Town hears plea from woman trying to help solve dilemma
ANCRAMDALE–Feral cats are among us. And without intervention, they multiply at an alarming rate.
Beverly Ditto, an Ancramdale resident and airbrush artist by trade, has taken it upon herself to help feral cats and the people who find themselves overwhelmed by them.
Using a trap, neuter, release program, Ms. Ditto has captured 85 feral cats since 2007, had them neutered, vaccinated and released them, if possible, back where she found them. When she can’t re-release them she finds them a new home. Each cat that has gone through the program is identified with an ear notch.
She wants to do keep doing this completely volunteer community service, but she needs money to pay for the neutering and vaccinations, including rabies, and that’s why she appeared before the Ancram Town Board at its March 18 meeting.
Ms. Ditto’s efforts have previously been supported to a great extent ($1,100 last year) by the Ancramdale-based Neighbors Helping Neighbors community group, which initially asked Ms. Ditto for help controlling the rampant feral cat population in the Ancramdale hamlet.
Working with Animalkind Inc., a not-for-profit “welfare, protection, rescue, rights organization dedicated to the compassionate care and humane population control of abandoned, feral and stray cats” in Hudson and surrounding areas, Ms. Ditto gets cats neutered and vaccinated for $30 each; Animalkind covers the other half of the cost.
The same services at the Columbia-Greene Humane Society cost $65. At a veterinarian’s office the neutering alone would cost $60 to $125, depending on whether the cat is male or female, she said.
Ms Ditto already has 27 cats in need of services right now, and she asked the Town Board for $300 to get them and 3 others taken care of.
In making her pitch to the board, Ms. Ditto made numerous points, including that local people call her for help. Among them are farmers, whose farms are overrun with cats, because people dump them there, thinking they will be fed. People also call when they find cats have given birth under their houses or in their basements or outbuildings and don’t know what to do or cannot afford to do anything about it.
One man who tried to remove a feral cat from his basement was bitten and had to undergo post-rabies exposure shots, she reported.
“Farmers are being stuck with more and more cats. Farmers have enough problems of their own; it’s not fair to put all the problems on farmers,” she said.
Also, elderly people “come to me desperate. They want to keep their cat, but it keeps going into heat and they can’t let it out” and they cannot afford to pay the amount of money it will cost to get the cat spayed, she said.
It’s not just the farmer’s problem because “cats do not see a boundary,” Ms. Ditto said.

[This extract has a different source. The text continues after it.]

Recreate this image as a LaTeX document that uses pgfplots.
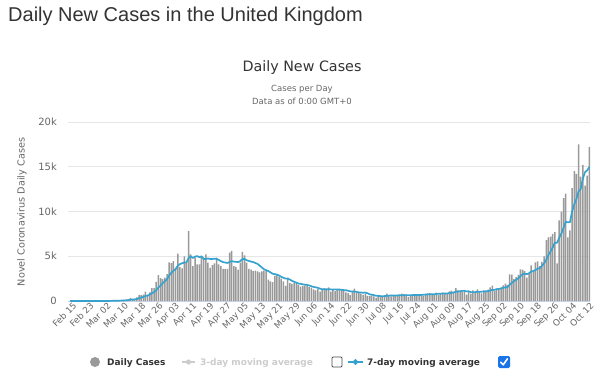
\documentclass[border=0pt]{standalone}
\usepackage{fontspec}
\setmainfont{DejaVu Sans}
\newfontfamily\titlefont{Liberation Sans}
\usepackage{pgfplots}
\usepackage{pgfplotstable}
\pgfplotsset{compat=1.18}
\definecolor{txt}{HTML}{333333}
\definecolor{sub}{HTML}{666666}
\definecolor{gridc}{HTML}{E6E6E6}
\definecolor{barc}{HTML}{999999}
\definecolor{avgc}{HTML}{37A2CE}
\definecolor{axisc}{HTML}{CCD6EB}
\definecolor{hidc}{HTML}{CCCCCC}
\definecolor{chkc}{HTML}{1A73E8}

% Daily cases and 7-day moving average, Feb 15 - Oct 13, 2020 (one row per day)
\pgfplotstableread[row sep=\\]{
cases avg\\
0 0\\ 0 0\\ 0 0\\ 0 0\\ 0 0\\ 0 0\\ 0 0\\ 0 0\\ 0 0\\ 4 1\\ 0 1\\ 0 1\\ 2 1\\ 5 2\\ 3 2\\
12 4\\ 4 4\\ 11 5\\ 34 10\\ 29 14\\ 48 20\\ 45 26\\ 69 34\\ 43 40\\ 63 47\\ 136 62\\ 134 77\\ 208 100\\ 342 142\\ 251 168\\ 152 184\\ 407 233\\ 676 310\\ 643 383\\ 714 455\\ 1035 554\\ 665 613\\ 967 730\\ 1427 875\\ 1452 986\\ 2129 1198\\ 2885 1509\\ 2546 1724\\ 2433 1977\\ 2619 2213\\ 3009 2439\\
4324 2849\\ 4244 3151\\ 4450 3375\\ 3735 3545\\ 5300 3954\\ 3802 4123\\ 3634 4213\\ 5000 4309\\ 4300 4317\\ 7800 4796\\ 5200 5005\\ 3900 4805\\ 4850 4955\\ 4100 5021\\ 4100 4893\\ 5000 4993\\ 4850 4700\\ 5200 4700\\ 4300 4750\\ 3700 4700\\ 4000 4700\\ 4200 4720\\ 4850 4700\\ 4100 4600\\ 3900 4450\\ 3600 4350\\ 3600 4300\\ 3600 4250\\ 5400 4350\\ 5600 4450\\
3900 4400\\ 3800 4380\\ 3500 4350\\ 4300 4450\\ 5500 4700\\ 5100 4700\\ 4300 4550\\ 3600 4480\\ 3500 4400\\ 3350 4350\\ 3400 4250\\ 3300 4150\\ 3200 3950\\ 3300 3750\\ 3400 3550\\ 3400 3450\\ 2400 3350\\ 2200 3200\\ 2100 3050\\ 2800 3000\\ 3000 2950\\ 2700 2850\\ 2500 2700\\ 2200 2600\\ 1700 2500\\ 2600 2500\\ 2000 2400\\ 1900 2250\\ 2000 2150\\ 2100 2050\\ 1800 1950\\
1600 1920\\ 1650 1864\\ 1750 1829\\ 1700 1800\\ 1550 1736\\ 1500 1650\\ 1300 1579\\ 1200 1521\\ 1350 1479\\ 1050 1379\\ 1250 1314\\ 1450 1300\\ 1425 1289\\ 1514 1320\\ 1056 1299\\ 1279 1289\\ 1115 1298\\ 1218 1294\\ 1346 1279\\ 1295 1260\\ 1221 1219\\ 958 1205\\ 874 1147\\ 653 1081\\ 1118 1066\\ 1380 1071\\ 890 1013\\ 901 968\\ 815 947\\ 689 921\\
829 946\\ 576 869\\ 544 749\\ 624 711\\ 516 656\\ 352 590\\ 581 575\\ 630 546\\ 512 537\\ 642 551\\ 820 579\\ 650 598\\ 530 624\\ 598 626\\ 538 613\\ 642 631\\ 687 638\\ 827 639\\ 756 654\\ 580 661\\ 445 639\\ 560 642\\ 769 661\\ 768 672\\ 767 664\\ 747 662\\ 685 677\\ 581 697\\ 763 726\\ 846 737\\ 880 753\\
771 753\\ 744 753\\ 938 789\\ 670 802\\ 892 820\\ 950 835\\ 871 834\\ 758 832\\ 1062 877\\ 1148 907\\ 1009 956\\ 1441 1034\\ 1200 1070\\ 1012 1090\\ 1040 1130\\ 1077 1132\\ 726 1072\\ 1089 1084\\ 812 994\\ 1182 991\\ 1033 994\\ 1288 1030\\ 1041 1024\\ 853 1043\\ 1184 1056\\ 1048 1090\\ 1276 1103\\ 1522 1173\\ 1715 1234\\ 1108 1244\\ 1406 1323\\
1295 1339\\ 1508 1404\\ 1735 1470\\ 1940 1530\\ 1813 1544\\ 2988 1812\\ 2948 2032\\ 2460 2199\\ 2659 2363\\ 2919 2532\\ 3539 2761\\ 3497 3001\\ 3330 3050\\ 2621 3004\\ 3105 3096\\ 3991 3286\\ 3395 3354\\ 4322 3466\\ 4422 3598\\ 3899 3679\\ 4368 3929\\ 5000 4200\\ 6800 4601\\ 7100 5130\\ 7200 5541\\ 7500 5981\\ 7700 6524\\ 4200 6500\\ 9000 7071\\ 10000 7529\\
11500 8157\\ 12000 8843\\ 7100 8786\\ 7900 8814\\ 12600 10014\\ 14500 10800\\ 14200 11400\\ 17500 12257\\ 13900 12529\\ 15200 13686\\ 12900 14400\\ 14000 14600\\ 17200 14986\\
}\data

\begin{document}
\begin{tikzpicture}
\path[use as bounding box] (0bp,0bp) rectangle (600bp,-380bp);

% titles
\node[anchor=base west, inner sep=0pt, text=txt, font=\titlefont\fontsize{20bp}{24bp}\selectfont] at (8bp,-21bp) {Daily New Cases in the United Kingdom};
\node[anchor=base, inner sep=0pt, text=txt, font=\fontsize{14.3bp}{17bp}\selectfont] at (302bp,-71bp) {Daily New Cases};
\node[anchor=base, inner sep=0pt, text=sub, font=\fontsize{8.5bp}{10bp}\selectfont] at (302bp,-91bp) {Cases per Day};
\node[anchor=base, inner sep=0pt, text=sub, font=\fontsize{8.5bp}{10bp}\selectfont] at (302bp,-104bp) {Data as of 0:00 GMT+0};
\node[rotate=90, inner sep=0pt, text=sub, font=\fontsize{9.7bp}{11bp}\selectfont] at (22bp,-212bp) {Novel Coronavirus Daily Cases};

\begin{axis}[
  at={(68bp,-301bp)}, anchor=south west,
  scale only axis, width=522bp, height=179bp,
  xmin=-0.95, xmax=241.3, ymin=0, ymax=20000,
  axis x line*=bottom, axis y line*=left,
  x axis line style={draw=axisc, line width=1bp, -},
  y axis line style={draw=none},
  ymajorgrids, grid style={draw=gridc, line width=1bp},
  major tick length=0pt,
  scaled y ticks=false,
  ytick={0,5000,10000,15000,20000},
  yticklabels={0,5k,10k,15k,20k},
  yticklabel style={text=sub, font=\fontsize{10bp}{12bp}\selectfont, inner sep=0pt, anchor=east, xshift=-11bp},
  xtick={0,8,...,240},
  xticklabels={Feb 15,Feb 23,Mar 02,Mar 10,Mar 18,Mar 26,Apr 03,Apr 11,Apr 19,Apr 27,May 05,May 13,May 21,May 29,Jun 06,Jun 14,Jun 22,Jun 30,Jul 08,Jul 16,Jul 24,Aug 01,Aug 09,Aug 17,Aug 25,Sep 02,Sep 10,Sep 18,Sep 26,Oct 04,Oct 12},
  xticklabel style={text=sub, font=\fontsize{8.8bp}{10bp}\selectfont, rotate=45, anchor=east, inner sep=0pt, xshift=1bp, yshift=-6bp},
  clip=false,
]
\addplot[ybar, bar width=1.5bp, bar shift=0pt, fill=barc, draw=none] table[x expr=\coordindex, y=cases]{\data};
\addplot[avgc, line width=1.7bp, no markers, line join=round] table[x expr=\coordindex, y=avg]{\data};
\end{axis}

% legend
\fill[barc] (95bp,-362bp) circle (5bp);
\node[anchor=base west, inner sep=0pt, text=txt, font=\bfseries\fontsize{9bp}{11bp}\selectfont] at (107bp,-365.5bp) {Daily Cases};
\draw[hidc, line width=2bp] (182bp,-362bp) -- (195bp,-362bp);
\fill[hidc] (188.5bp,-362bp) circle (2.6bp);
\node[anchor=base west, inner sep=0pt, text=hidc, font=\bfseries\fontsize{9bp}{11bp}\selectfont] at (200bp,-365.5bp) {3-day moving average};
\draw[draw=black!70, fill=white, line width=0.8bp, rounded corners=1bp] (332bp,-357bp) rectangle (342bp,-367bp);
\draw[avgc, line width=2bp] (348bp,-362bp) -- (363bp,-362bp);
\fill[avgc] (355.5bp,-358.8bp) -- (358.7bp,-362bp) -- (355.5bp,-365.2bp) -- (352.3bp,-362bp) -- cycle;
\node[anchor=base west, inner sep=0pt, text=txt, font=\bfseries\fontsize{9bp}{11bp}\selectfont] at (367bp,-365.5bp) {7-day moving average};
\fill[chkc, rounded corners=1.5bp] (498bp,-356bp) rectangle (510bp,-368bp);
\draw[white, line width=1.6bp, line cap=round, line join=round] (500.8bp,-362.3bp) -- (503.2bp,-364.8bp) -- (507.4bp,-358.8bp);
\end{tikzpicture}
\end{document}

Euthanizing all feral cats is not the answer, because once the cats are gone, rodents move in. Also, something drew the cats to a particular location to begin with, and when they are removed, others will take their place in a phenomenon called “the vacuum effect,” said a woman who identified herself as Denise, an Animalkind volunteer.
People at the meeting said that if the town’s animal control officer had to deal with the cats, it would cost the town more money.
After Supervisor Art Bassin’s statements earlier in the meeting asking department heads to hold the line on any unnecessary spending this year, Councilwoman Madeleine Israel called Ms. Ditto’s efforts “admirable,” but said the board would have to consider the matter for the 2011 budget.
Councilman Jim Miller also called the cause “worthwhile” but said the town is “cash-strapped” right now.
Supervisor Bassin offered to send out a townwide email seeking donations to the cause.
Just when it seemed that Ms. Ditto would go away from the meeting empty-handed, Councilman John MacArthur, who has never expressed a fondness for cats, stood up, took a ten-dollar bill from his pocket and pronounced it “the first contribution to the cause.”
People began streaming up to the front of the room to add their cash and checks to the pile and by the end of the meeting, $335 had been collected, Ms. Ditto said in a subsequent phone conversation. “I was completely shocked.”
Also before she left the meeting, Ms. Ditto said she received an additional $165 that was the result of a collection taken up by The Firehouse Deli in Ancram.